Source excerpt:
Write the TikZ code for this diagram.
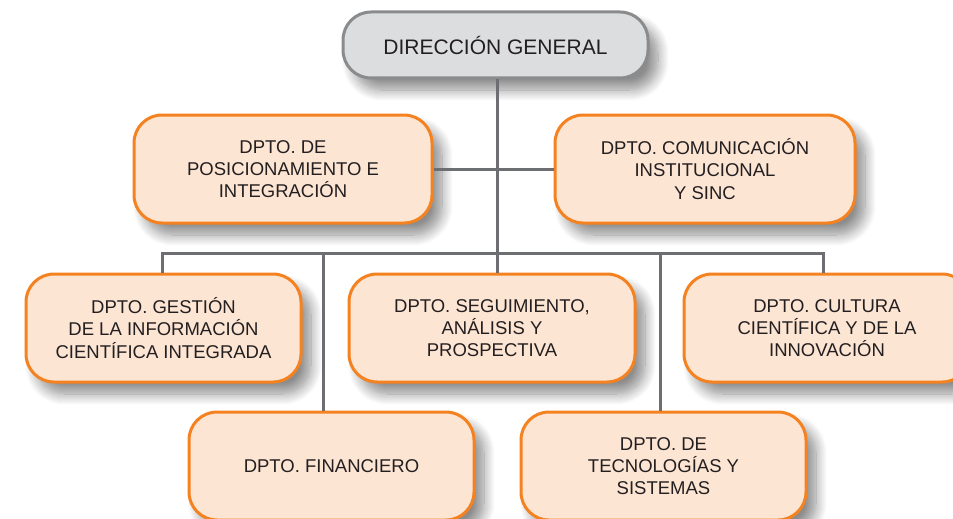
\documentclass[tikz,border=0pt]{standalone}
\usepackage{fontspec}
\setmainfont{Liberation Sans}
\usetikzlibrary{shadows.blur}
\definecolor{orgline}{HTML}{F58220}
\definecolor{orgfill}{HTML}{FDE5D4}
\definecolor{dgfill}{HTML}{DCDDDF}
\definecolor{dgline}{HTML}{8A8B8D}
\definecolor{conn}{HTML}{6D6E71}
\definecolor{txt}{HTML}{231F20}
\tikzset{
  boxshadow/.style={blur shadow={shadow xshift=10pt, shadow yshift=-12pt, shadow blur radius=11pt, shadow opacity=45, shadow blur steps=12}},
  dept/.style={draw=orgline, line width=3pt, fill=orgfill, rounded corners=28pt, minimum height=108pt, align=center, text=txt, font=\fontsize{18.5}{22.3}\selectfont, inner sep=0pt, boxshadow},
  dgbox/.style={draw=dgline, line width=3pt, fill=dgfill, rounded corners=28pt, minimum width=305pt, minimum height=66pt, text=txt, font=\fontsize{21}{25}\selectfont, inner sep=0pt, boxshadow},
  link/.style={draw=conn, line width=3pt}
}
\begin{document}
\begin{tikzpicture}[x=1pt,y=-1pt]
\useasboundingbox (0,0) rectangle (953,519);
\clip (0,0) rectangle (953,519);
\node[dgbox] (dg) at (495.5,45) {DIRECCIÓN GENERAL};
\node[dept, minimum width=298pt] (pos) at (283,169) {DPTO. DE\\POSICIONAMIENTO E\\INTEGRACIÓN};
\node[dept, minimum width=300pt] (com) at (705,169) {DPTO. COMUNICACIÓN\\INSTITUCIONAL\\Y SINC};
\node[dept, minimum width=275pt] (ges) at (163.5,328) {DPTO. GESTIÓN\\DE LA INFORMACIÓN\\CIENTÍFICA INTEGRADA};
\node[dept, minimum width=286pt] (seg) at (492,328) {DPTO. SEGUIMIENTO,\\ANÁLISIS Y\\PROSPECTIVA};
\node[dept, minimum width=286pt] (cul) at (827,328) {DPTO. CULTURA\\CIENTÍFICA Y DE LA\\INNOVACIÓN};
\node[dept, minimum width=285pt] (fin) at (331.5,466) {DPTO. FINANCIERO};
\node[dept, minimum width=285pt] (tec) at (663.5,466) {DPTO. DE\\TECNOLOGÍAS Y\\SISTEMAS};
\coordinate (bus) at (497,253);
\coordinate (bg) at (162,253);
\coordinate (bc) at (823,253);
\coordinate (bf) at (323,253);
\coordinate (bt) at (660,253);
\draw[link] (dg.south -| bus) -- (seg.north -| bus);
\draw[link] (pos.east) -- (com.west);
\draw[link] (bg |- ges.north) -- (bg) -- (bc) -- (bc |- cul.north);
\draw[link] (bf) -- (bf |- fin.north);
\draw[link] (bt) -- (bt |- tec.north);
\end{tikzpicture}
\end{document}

Problem to solve:
Repeat the lines above exactly, and keep every picture out.

Result:
Write the TikZ code for this diagram.
\documentclass[tikz,border=0pt]{standalone}
\usepackage{fontspec}
\setmainfont{Liberation Sans}
\usetikzlibrary{shadows.blur}
\definecolor{orgline}{HTML}{F58220}
\definecolor{orgfill}{HTML}{FDE5D4}
\definecolor{dgfill}{HTML}{DCDDDF}
\definecolor{dgline}{HTML}{8A8B8D}
\definecolor{conn}{HTML}{6D6E71}
\definecolor{txt}{HTML}{231F20}
\tikzset{
  boxshadow/.style={blur shadow={shadow xshift=10pt, shadow yshift=-12pt, shadow blur radius=11pt, shadow opacity=45, shadow blur steps=12}},
  dept/.style={draw=orgline, line width=3pt, fill=orgfill, rounded corners=28pt, minimum height=108pt, align=center, text=txt, font=\fontsize{18.5}{22.3}\selectfont, inner sep=0pt, boxshadow},
  dgbox/.style={draw=dgline, line width=3pt, fill=dgfill, rounded corners=28pt, minimum width=305pt, minimum height=66pt, text=txt, font=\fontsize{21}{25}\selectfont, inner sep=0pt, boxshadow},
  link/.style={draw=conn, line width=3pt}
}
\begin{document}
\begin{tikzpicture}[x=1pt,y=-1pt]
\useasboundingbox (0,0) rectangle (953,519);
\clip (0,0) rectangle (953,519);
\node[dgbox] (dg) at (495.5,45) {DIRECCIÓN GENERAL};
\node[dept, minimum width=298pt] (pos) at (283,169) {DPTO. DE\\POSICIONAMIENTO E\\INTEGRACIÓN};
\node[dept, minimum width=300pt] (com) at (705,169) {DPTO. COMUNICACIÓN\\INSTITUCIONAL\\Y SINC};
\node[dept, minimum width=275pt] (ges) at (163.5,328) {DPTO. GESTIÓN\\DE LA INFORMACIÓN\\CIENTÍFICA INTEGRADA};
\node[dept, minimum width=286pt] (seg) at (492,328) {DPTO. SEGUIMIENTO,\\ANÁLISIS Y\\PROSPECTIVA};
\node[dept, minimum width=286pt] (cul) at (827,328) {DPTO. CULTURA\\CIENTÍFICA Y DE LA\\INNOVACIÓN};
\node[dept, minimum width=285pt] (fin) at (331.5,466) {DPTO. FINANCIERO};
\node[dept, minimum width=285pt] (tec) at (663.5,466) {DPTO. DE\\TECNOLOGÍAS Y\\SISTEMAS};
\coordinate (bus) at (497,253);
\coordinate (bg) at (162,253);
\coordinate (bc) at (823,253);
\coordinate (bf) at (323,253);
\coordinate (bt) at (660,253);
\draw[link] (dg.south -| bus) -- (seg.north -| bus);
\draw[link] (pos.east) -- (com.west);
\draw[link] (bg |- ges.north) -- (bg) -- (bc) -- (bc |- cul.north);
\draw[link] (bf) -- (bf |- fin.north);
\draw[link] (bt) -- (bt |- tec.north);
\end{tikzpicture}
\end{document}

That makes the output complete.